### TASK TO COMPLETE
From the listing below, extract every line in which the word "figure" appears.

### DATA SECTION
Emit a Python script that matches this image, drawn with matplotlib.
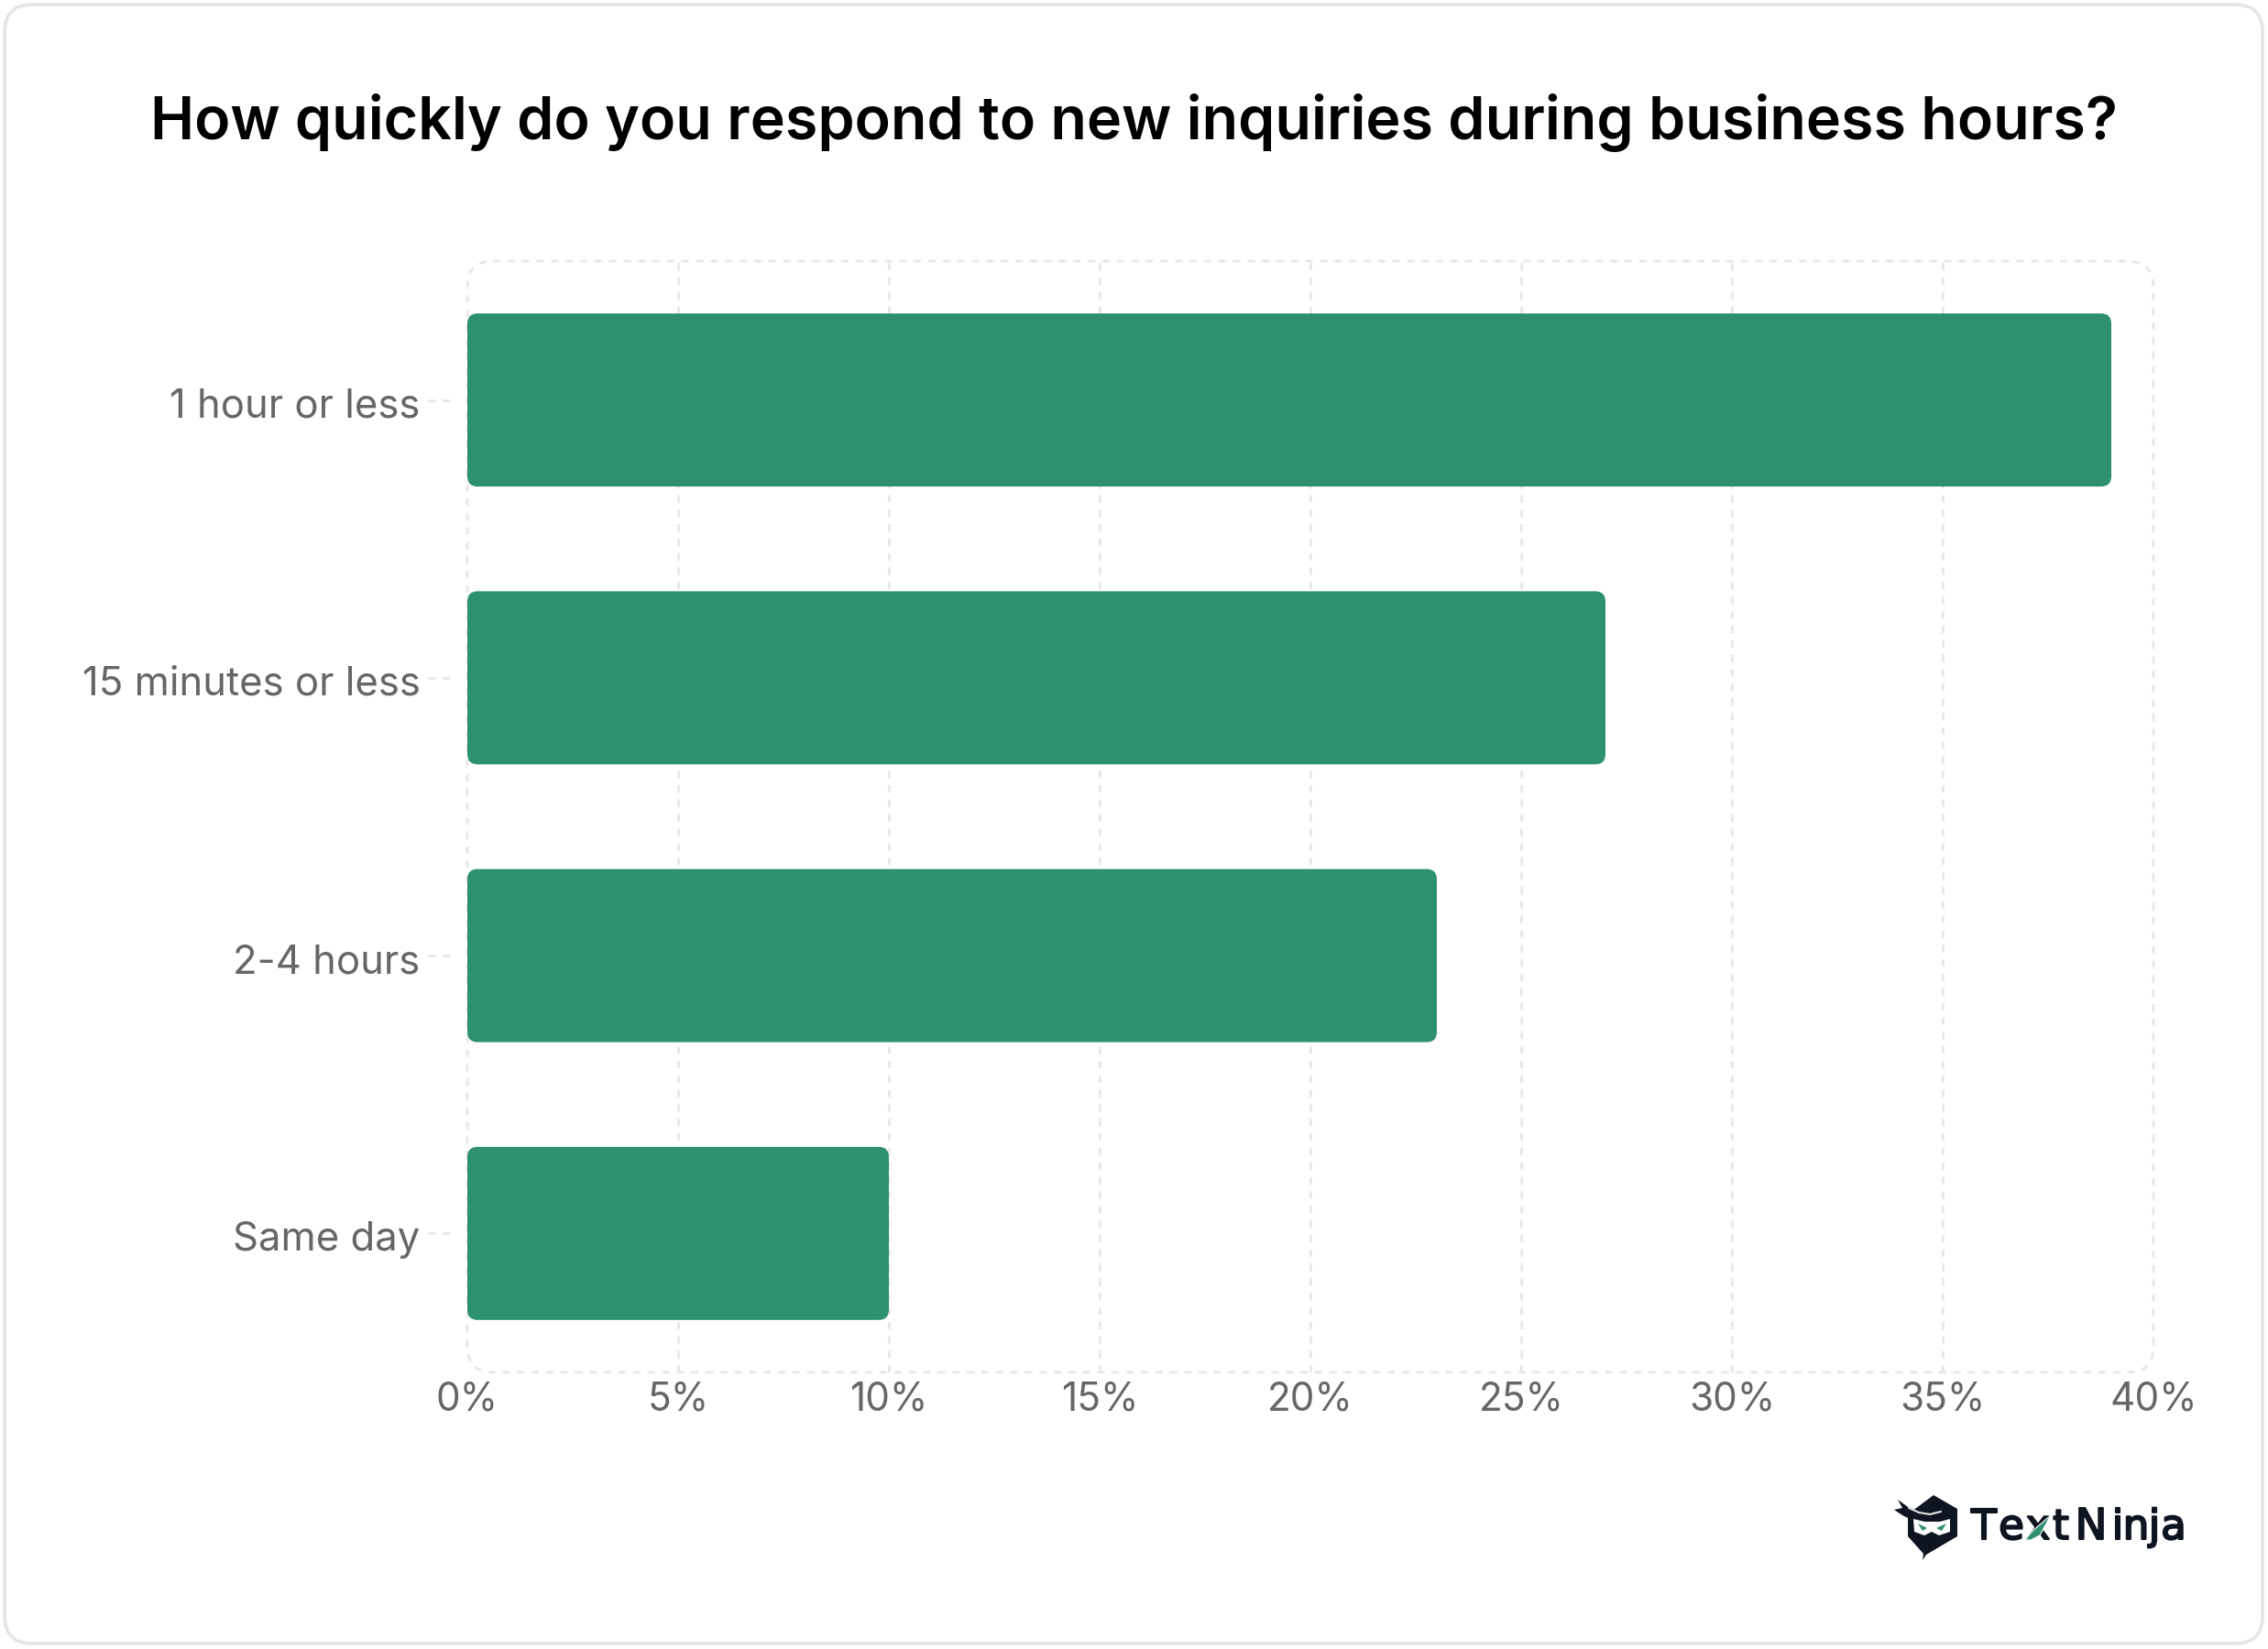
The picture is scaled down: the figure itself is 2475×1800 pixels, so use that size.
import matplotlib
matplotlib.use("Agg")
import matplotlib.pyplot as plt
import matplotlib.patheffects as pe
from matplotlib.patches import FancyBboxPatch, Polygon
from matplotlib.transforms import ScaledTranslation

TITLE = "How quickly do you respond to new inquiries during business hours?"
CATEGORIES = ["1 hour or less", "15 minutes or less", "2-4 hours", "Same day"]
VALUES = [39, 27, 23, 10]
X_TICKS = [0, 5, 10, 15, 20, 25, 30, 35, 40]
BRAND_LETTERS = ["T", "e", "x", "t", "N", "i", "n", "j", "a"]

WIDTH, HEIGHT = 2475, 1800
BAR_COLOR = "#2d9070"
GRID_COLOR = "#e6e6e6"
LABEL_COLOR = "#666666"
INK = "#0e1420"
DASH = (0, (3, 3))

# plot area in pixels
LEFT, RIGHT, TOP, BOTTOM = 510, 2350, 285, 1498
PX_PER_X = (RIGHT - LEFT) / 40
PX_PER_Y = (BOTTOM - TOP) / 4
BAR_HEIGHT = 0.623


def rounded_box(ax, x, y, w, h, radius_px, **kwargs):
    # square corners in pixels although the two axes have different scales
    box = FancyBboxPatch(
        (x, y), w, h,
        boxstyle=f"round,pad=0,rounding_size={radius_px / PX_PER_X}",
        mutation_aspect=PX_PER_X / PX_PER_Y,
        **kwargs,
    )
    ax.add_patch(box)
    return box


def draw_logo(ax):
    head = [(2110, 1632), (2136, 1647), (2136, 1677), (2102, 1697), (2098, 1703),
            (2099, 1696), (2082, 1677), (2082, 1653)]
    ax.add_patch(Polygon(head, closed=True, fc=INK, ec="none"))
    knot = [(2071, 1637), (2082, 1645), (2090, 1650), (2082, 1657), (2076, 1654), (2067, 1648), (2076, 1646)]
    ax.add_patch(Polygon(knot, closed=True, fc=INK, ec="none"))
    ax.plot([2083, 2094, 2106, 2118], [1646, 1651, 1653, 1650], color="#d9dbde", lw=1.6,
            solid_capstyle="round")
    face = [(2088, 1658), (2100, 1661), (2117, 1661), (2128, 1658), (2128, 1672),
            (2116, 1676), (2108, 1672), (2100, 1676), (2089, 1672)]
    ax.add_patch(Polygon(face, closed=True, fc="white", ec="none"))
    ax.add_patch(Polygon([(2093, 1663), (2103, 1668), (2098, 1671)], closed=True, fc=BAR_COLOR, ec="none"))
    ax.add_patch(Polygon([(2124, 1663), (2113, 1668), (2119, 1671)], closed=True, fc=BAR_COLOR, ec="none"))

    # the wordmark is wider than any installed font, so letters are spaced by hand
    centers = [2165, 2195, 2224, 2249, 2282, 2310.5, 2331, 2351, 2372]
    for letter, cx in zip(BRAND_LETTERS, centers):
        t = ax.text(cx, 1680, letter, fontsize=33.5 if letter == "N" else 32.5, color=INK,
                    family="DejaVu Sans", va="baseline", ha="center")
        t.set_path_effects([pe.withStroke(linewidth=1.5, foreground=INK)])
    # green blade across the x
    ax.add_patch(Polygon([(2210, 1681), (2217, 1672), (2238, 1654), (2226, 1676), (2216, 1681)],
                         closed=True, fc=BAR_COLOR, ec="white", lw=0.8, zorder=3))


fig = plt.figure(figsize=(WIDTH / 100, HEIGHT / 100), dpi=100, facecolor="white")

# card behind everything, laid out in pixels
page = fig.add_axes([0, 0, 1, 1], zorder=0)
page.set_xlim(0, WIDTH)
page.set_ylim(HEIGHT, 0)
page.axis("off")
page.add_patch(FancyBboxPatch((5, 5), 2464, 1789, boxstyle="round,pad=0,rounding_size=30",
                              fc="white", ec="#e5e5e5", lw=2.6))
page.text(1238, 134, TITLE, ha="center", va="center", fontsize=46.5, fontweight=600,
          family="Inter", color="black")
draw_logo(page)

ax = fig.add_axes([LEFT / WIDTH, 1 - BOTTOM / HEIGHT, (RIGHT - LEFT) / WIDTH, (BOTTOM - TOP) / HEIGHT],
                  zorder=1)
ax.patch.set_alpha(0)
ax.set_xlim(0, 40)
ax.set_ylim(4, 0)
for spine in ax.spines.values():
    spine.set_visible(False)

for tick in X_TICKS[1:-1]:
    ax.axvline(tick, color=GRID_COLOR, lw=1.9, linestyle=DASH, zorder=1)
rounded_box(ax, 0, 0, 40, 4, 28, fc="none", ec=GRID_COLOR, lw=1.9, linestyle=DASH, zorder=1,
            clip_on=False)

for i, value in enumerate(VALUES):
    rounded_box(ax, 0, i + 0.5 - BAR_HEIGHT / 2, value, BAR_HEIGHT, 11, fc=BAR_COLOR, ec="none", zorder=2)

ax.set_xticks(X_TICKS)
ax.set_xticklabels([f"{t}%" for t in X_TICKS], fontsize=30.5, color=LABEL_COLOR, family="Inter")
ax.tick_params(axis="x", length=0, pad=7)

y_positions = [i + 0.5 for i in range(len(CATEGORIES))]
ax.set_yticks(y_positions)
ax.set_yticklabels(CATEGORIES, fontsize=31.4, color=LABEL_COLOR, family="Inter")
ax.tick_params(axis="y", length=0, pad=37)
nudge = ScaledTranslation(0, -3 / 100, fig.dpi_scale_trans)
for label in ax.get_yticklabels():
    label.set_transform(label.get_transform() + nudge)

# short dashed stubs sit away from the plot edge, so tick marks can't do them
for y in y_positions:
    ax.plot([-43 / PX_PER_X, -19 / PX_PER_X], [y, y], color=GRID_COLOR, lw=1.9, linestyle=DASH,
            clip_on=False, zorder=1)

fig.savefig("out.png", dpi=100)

### RESULT OF THIS TASK
The picture is scaled down: the figure itself is 2475×1800 pixels, so use that size.
fig = plt.figure(figsize=(WIDTH / 100, HEIGHT / 100), dpi=100, facecolor="white")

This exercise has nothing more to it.